Encoding Spatial Distribution of Convolutional Features for Texture Representation

Part of Advances in Neural Information Processing Systems 34 (NeurIPS 2021)

Bibtex Paper Reviews And Public Comment » Supplemental


Yong Xu, Feng Li, Zhile Chen, Jinxiu Liang, Yuhui Quan


Existing convolutional neural networks (CNNs) often use global average pooling (GAP) to aggregate feature maps into a single representation. However, GAP cannot well characterize complex distributive patterns of spatial features while such patterns play an important role in texture-oriented applications, e.g., material recognition and ground terrain classification. In the context of texture representation, this paper addressed the issue by proposing Fractal Encoding (FE), a feature encoding module grounded by multi-fractal geometry. Considering a CNN feature map as a union of level sets of points lying in the 2D space, FE characterizes their spatial layout via a local-global hierarchical fractal analysis which examines the multi-scale power behavior on each level set.
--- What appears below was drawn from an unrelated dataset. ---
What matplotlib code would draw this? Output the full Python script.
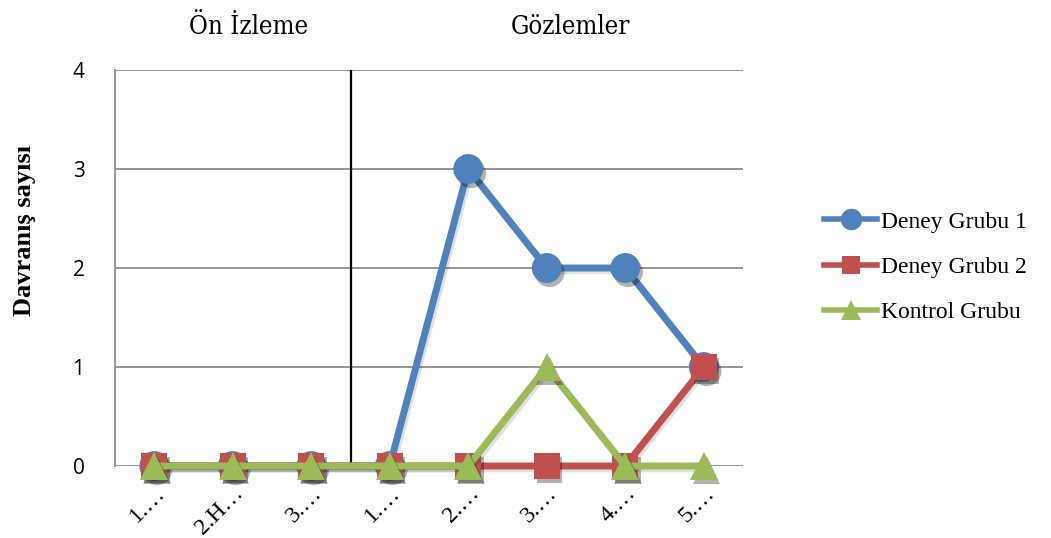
import matplotlib
matplotlib.use("Agg")
import matplotlib.pyplot as plt
import matplotlib.patheffects as pe
import matplotlib.transforms as mtransforms
from matplotlib.lines import Line2D

# Observation sessions (labels are truncated as in the source worksheet)
categories = ["1.…", "2.H…", "3.…", "1.…", "2.…", "3.…", "4.…", "5.…"]

deney_grubu_1 = [0, 0, 0, 0, 3, 2, 2, 1]
deney_grubu_2 = [0, 0, 0, 0, 0, 0, 0, 1]
kontrol_grubu = [0, 0, 0, 0, 0, 1, 0, 0]

y_ticks = [0, 1, 2, 3, 4]
phase_titles = ["Ön İzleme", "Gözlemler"]
phase_split = 2.5  # boundary between baseline and observation phases

W, H = 1051, 538
fig = plt.figure(figsize=(W / 100, H / 100), dpi=100)
ax = fig.add_axes([115 / W, 72 / H, (743 - 115) / W, (466 - 70) / H])

x = list(range(len(categories)))

marker_shadow = [pe.SimplePatchShadow(offset=(2, -3), alpha=0.3,
                                      shadow_rgbFace="black"),
                 pe.Normal()]
line_shadow = [pe.SimpleLineShadow(offset=(1.5, -2), alpha=0.12),
               pe.Normal()]

series = [
    (deney_grubu_1, "Deney Grubu 1", "#4F81BD", "o", 21.5),
    (deney_grubu_2, "Deney Grubu 2", "#C0504D", "s", 18.5),
    (kontrol_grubu, "Kontrol Grubu", "#9BBB59", "^", 20),
]
handles = []
for i, (vals, name, col, mk, ms) in enumerate(series):
    ax.plot(x, vals, color=col, lw=5, solid_capstyle="round",
            zorder=3 + 2 * i, clip_on=False, path_effects=line_shadow)
    ax.plot(x, vals, ls="none", marker=mk, markersize=ms, color=col,
            markeredgewidth=0, zorder=4 + 2 * i, clip_on=False,
            path_effects=marker_shadow)
    handles.append(Line2D([], [], color=col, lw=4, marker=mk,
                          markersize=ms * 0.72, markeredgewidth=0,
                          label=name))

ax.set_xlim(-0.5, len(categories) - 0.5)
ax.set_ylim(0, 4)
ax.set_yticks(y_ticks)
ax.set_yticklabels([str(v) for v in y_ticks], fontsize=15,
                   family=["Open Sans", "DejaVu Sans"])
ax.set_xticks(x)
ax.set_xticklabels(categories, rotation=45, ha="right", va="top",
                   rotation_mode="anchor", fontsize=17,
                   family="Liberation Serif")
shift = mtransforms.ScaledTranslation(4 / 100, 0, fig.dpi_scale_trans)
for lbl in ax.get_xticklabels():
    lbl.set_transform(lbl.get_transform() + shift)
ax.tick_params(axis="both", length=0)
ax.tick_params(axis="y", pad=22)
ax.tick_params(axis="x", pad=12)

ax.grid(axis="y", color="#8C8C8C", lw=1.3, zorder=0)
ax.set_axisbelow(True)
for s in ["top", "right", "bottom"]:
    ax.spines[s].set_visible(False)
ax.spines["left"].set_color("#8C8C8C")
ax.spines["left"].set_linewidth(1.3)

# phase boundary
ax.axvline(phase_split, color="black", lw=1.6, zorder=2)

ax.set_ylabel("Davranış sayısı", fontsize=19, fontweight="bold",
              family="Liberation Serif", va="center")
ax.yaxis.set_label_coords((25 - 115) / 628, (466 - 230) / 396)

for cx, title in zip([249, 570], phase_titles):
    fig.text(cx / W, 1 - 26 / H, title, ha="center", va="center",
             fontsize=18.5, family="DejaVu Serif", fontstretch="condensed")

ax.legend(handles=handles, loc="center left",
          bbox_to_anchor=(803 / W, 1 - 267 / H),
          bbox_transform=fig.transFigure, frameon=False,
          prop={"family": "Liberation Serif", "size": 17},
          handlelength=2.25, handletextpad=0.17, labelspacing=1.0)

fig.savefig("out.png", dpi=100)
This enables a CNN to encode the regularity on the spatial arrangement of image features, leading to a robust yet discriminative spectrum descriptor. In addition, FE has trainable parameters for data adaptivity and can be easily incorporated into existing CNNs for end-to-end training. We applied FE to ResNet-based texture classification and retrieval, and demonstrated its effectiveness on several benchmark datasets.